The proof shows that the plaintiff does not seek to recover upon the original agreements, but that its claim is based upon the contracts as extended and modified between it and the city. The defendant insists that by reason thereof the reply is a departure from the complaint and that plaintiff cannot recover on the strength of its reply. Under the decisions of this court that contention must' be sustained. The complaint does not assert that there was a waiver of the time within which the contracts were to be completed, or that the city was estopped by its conduct to rely upon the terms of the instruments. In Long Creek Building Assn. v. State Insurance Co., 29 Or. 569 (46 Pac. 366), the opinion holds the rule to be well settled that:

“A plaintiff cannot plead performance of a condition precedent, and recover under proof of a waiver of such performance.”

In Hannan v. Greenfield, 36 Or. 97 (58 Pac. 888), it is said:

*331“It is a settled rule that proofs must follow the allegations of the complaint; thus an allegation that plaintiff had performed all of the conditions of a contract precedent to his right to sue will not support testimony that such conditions had not been performed because of a waiver by the other party.”

Durkee v. Carr, 38 Or. 189 (63 Pac. 117), is authority for the following:

“The rules of the common law respecting the allegation of the performance of a condition precedent have been changed by our statute so as to permit a party to plead generally that he had duly performed all the conditions imposed upon him by his agreement: Hill’s Ann. Laws [1892], §87. But when he relies upon a waiver of such performance by the adverse party, he should aver that fact, so as to let in evidence thereof.

In Carnahan Manufacturing Co. v. Beebe-Bowles Co., 80 Or. 124, 129, 131 (156 Pac. 584, 586), the opinion of Mr. Justice Burnett in construing a complaint similar to that in the case at bar, says:

“That pleading up to that stage of the trial was to the effect that the plaintiff had fully and completely performed all of the terms of its engagement. It then proposed to make a radical change of front and say in substance: ‘It is true that I did not meet all of the requirements of my stipulation, but it was not my fault.’ * * -
“The principle being established that the approval of the umpire is a condition precedent, it is necessary as a matter of pleading that the party show a compliance with the contract or a valid reason for a shortcoming in that particular. This he must do in his complaint, for it is his duty to state the whole truth respecting his grievance in the first pleading.”

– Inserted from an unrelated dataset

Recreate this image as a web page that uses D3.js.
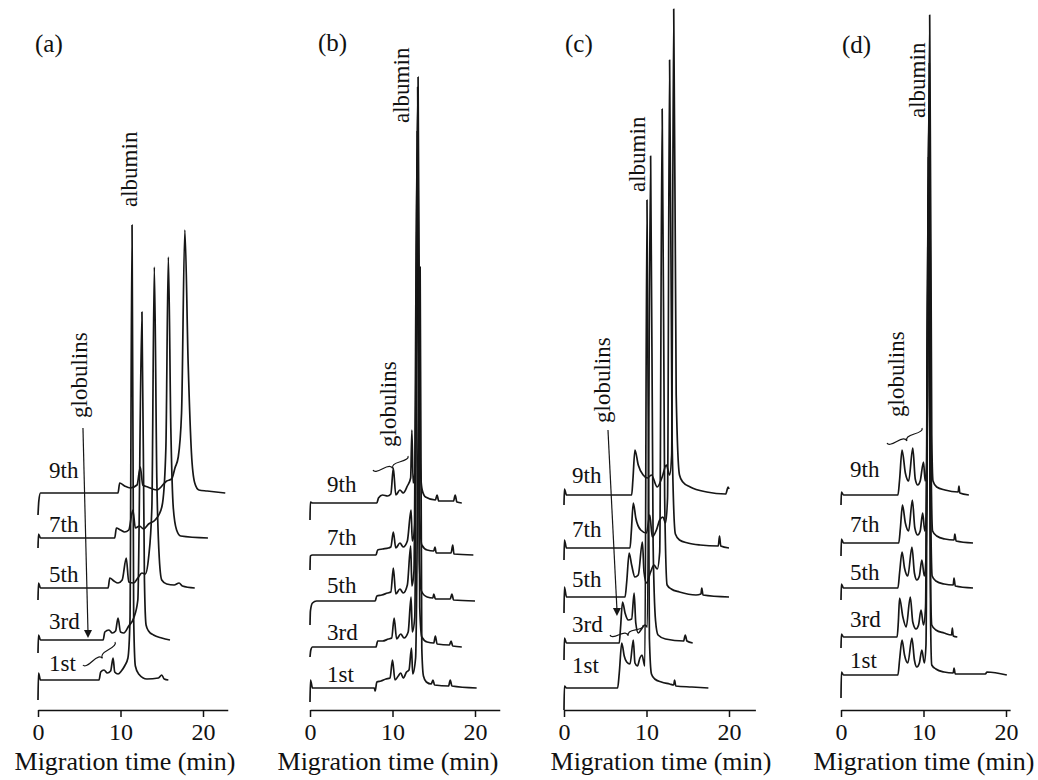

The opinion by Mr. Justice McCamant in Mercer v. Germania Ins. Co., 88 Or. 410 (171 Pac. 412), holds that:

*332“In an action on a contract plaintiff must prove a right to prevail under the contract unless he alleges in his complaint a waiver on the part of the defendant of some of the provisions of the contract or an estoppel to assert them as a defense.”

Here, since the proof shows and plaintiff admits that neither of the contracts was completed within the time specified, and there is no allegation in the complaint of facts which would constitute a waiver or estoppel on the part of the city, it must follow that under the authorities cited the plaintiff was not entitled to recover upon a complaint based on specific performance.

The judgment is affirmed.

Affirmed. Rehearing Denied.

McBride, C. J., and Harris, J., concur. Bennett, J., concurs in the result.